WHAT IS REQUIRED:
The lines to return are those from the one containing "What D3.js code" down to the one containing "var yTicks = [6, 7, 8, 9, 10, 11];", inclusive; return them exactly and nothing else.

DATA TO USE:
++++++

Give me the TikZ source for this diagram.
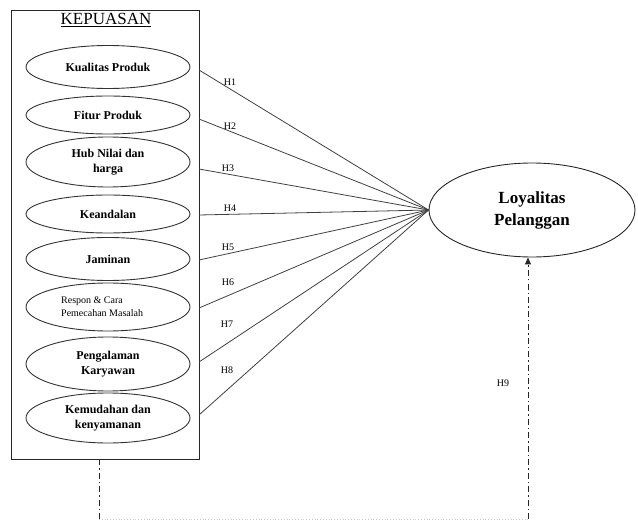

++++++

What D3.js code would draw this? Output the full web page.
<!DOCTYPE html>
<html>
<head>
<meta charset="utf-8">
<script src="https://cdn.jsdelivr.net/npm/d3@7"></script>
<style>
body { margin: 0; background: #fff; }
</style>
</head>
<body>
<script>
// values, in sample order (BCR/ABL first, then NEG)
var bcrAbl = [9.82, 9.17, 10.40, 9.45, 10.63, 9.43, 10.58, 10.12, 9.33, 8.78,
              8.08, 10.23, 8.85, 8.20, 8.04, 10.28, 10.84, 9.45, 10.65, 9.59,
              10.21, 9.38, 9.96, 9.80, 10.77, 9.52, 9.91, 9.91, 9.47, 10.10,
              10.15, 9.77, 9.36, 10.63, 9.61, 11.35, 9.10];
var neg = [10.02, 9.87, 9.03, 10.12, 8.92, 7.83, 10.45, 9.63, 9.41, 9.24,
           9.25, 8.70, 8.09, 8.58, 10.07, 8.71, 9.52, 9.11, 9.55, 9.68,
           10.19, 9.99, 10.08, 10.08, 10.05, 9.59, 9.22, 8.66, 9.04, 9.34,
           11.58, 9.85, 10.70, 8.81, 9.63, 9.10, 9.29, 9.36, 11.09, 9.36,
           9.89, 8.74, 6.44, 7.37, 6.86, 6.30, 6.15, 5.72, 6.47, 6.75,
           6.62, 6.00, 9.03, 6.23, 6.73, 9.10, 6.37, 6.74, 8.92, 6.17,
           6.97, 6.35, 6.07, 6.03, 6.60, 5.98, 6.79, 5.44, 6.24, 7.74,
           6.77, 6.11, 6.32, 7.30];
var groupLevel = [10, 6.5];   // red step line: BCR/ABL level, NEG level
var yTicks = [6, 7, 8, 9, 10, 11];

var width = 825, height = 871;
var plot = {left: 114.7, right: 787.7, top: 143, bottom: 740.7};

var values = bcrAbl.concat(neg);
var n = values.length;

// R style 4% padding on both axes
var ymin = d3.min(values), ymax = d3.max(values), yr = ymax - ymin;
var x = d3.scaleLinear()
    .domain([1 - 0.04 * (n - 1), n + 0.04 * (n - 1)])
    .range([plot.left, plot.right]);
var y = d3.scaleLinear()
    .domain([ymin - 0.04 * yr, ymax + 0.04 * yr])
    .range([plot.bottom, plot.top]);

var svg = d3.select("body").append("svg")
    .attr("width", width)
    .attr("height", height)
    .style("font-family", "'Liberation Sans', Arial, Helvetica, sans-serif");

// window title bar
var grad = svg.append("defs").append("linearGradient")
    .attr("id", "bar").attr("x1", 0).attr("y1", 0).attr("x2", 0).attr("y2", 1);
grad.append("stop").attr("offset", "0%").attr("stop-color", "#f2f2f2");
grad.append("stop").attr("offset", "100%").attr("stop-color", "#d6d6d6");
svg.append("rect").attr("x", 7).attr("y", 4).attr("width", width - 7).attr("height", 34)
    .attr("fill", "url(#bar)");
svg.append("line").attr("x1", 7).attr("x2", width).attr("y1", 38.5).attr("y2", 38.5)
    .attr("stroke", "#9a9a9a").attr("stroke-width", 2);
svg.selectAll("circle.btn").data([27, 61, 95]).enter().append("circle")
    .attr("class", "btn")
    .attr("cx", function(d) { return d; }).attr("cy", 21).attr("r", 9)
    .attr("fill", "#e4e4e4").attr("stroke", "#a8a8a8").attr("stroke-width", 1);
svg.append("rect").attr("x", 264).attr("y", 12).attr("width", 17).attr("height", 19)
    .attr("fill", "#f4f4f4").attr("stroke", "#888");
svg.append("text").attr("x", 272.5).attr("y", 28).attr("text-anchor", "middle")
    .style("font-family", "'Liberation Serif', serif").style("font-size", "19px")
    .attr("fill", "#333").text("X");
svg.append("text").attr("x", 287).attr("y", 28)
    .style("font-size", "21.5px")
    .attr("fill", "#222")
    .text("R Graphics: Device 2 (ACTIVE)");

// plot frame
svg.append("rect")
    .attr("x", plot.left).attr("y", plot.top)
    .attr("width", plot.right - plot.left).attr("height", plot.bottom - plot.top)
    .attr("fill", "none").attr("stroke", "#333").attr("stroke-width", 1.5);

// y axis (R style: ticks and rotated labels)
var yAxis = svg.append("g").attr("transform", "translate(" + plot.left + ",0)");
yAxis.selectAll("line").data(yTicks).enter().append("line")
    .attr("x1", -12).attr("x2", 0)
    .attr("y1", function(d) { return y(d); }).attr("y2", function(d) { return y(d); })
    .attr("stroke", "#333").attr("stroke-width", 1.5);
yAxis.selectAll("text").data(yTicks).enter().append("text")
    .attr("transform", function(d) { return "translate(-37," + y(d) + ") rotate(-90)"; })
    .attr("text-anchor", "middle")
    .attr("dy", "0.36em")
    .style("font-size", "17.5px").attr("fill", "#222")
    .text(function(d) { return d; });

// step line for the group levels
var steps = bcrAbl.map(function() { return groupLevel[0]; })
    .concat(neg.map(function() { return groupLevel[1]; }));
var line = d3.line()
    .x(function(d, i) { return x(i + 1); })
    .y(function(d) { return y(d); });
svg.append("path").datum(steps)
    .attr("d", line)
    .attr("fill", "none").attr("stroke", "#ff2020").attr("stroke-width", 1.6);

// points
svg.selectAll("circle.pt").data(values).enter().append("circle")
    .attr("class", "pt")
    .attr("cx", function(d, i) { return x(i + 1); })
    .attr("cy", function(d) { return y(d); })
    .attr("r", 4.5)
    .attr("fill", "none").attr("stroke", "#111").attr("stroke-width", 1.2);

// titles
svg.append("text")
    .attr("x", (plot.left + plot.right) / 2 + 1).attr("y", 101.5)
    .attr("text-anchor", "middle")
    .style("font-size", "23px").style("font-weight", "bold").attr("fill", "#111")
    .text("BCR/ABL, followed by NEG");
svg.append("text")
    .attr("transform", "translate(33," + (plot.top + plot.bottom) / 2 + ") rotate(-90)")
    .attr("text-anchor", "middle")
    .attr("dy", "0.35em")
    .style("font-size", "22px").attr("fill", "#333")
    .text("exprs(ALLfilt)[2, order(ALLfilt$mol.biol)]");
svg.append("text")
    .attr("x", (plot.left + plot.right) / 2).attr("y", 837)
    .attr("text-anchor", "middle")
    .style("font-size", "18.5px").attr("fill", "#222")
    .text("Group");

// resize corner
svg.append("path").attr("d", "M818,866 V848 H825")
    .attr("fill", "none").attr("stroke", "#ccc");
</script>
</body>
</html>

++++++

ANSWER TO THE EXERCISE:
What D3.js code would draw this? Output the full web page.
<!DOCTYPE html>
<html>
<head>
<meta charset="utf-8">
<script src="https://cdn.jsdelivr.net/npm/d3@7"></script>
<style>
body { margin: 0; background: #fff; }
</style>
</head>
<body>
<script>
// values, in sample order (BCR/ABL first, then NEG)
var bcrAbl = [9.82, 9.17, 10.40, 9.45, 10.63, 9.43, 10.58, 10.12, 9.33, 8.78,
              8.08, 10.23, 8.85, 8.20, 8.04, 10.28, 10.84, 9.45, 10.65, 9.59,
              10.21, 9.38, 9.96, 9.80, 10.77, 9.52, 9.91, 9.91, 9.47, 10.10,
              10.15, 9.77, 9.36, 10.63, 9.61, 11.35, 9.10];
var neg = [10.02, 9.87, 9.03, 10.12, 8.92, 7.83, 10.45, 9.63, 9.41, 9.24,
           9.25, 8.70, 8.09, 8.58, 10.07, 8.71, 9.52, 9.11, 9.55, 9.68,
           10.19, 9.99, 10.08, 10.08, 10.05, 9.59, 9.22, 8.66, 9.04, 9.34,
           11.58, 9.85, 10.70, 8.81, 9.63, 9.10, 9.29, 9.36, 11.09, 9.36,
           9.89, 8.74, 6.44, 7.37, 6.86, 6.30, 6.15, 5.72, 6.47, 6.75,
           6.62, 6.00, 9.03, 6.23, 6.73, 9.10, 6.37, 6.74, 8.92, 6.17,
           6.97, 6.35, 6.07, 6.03, 6.60, 5.98, 6.79, 5.44, 6.24, 7.74,
           6.77, 6.11, 6.32, 7.30];
var groupLevel = [10, 6.5];   // red step line: BCR/ABL level, NEG level
var yTicks = [6, 7, 8, 9, 10, 11];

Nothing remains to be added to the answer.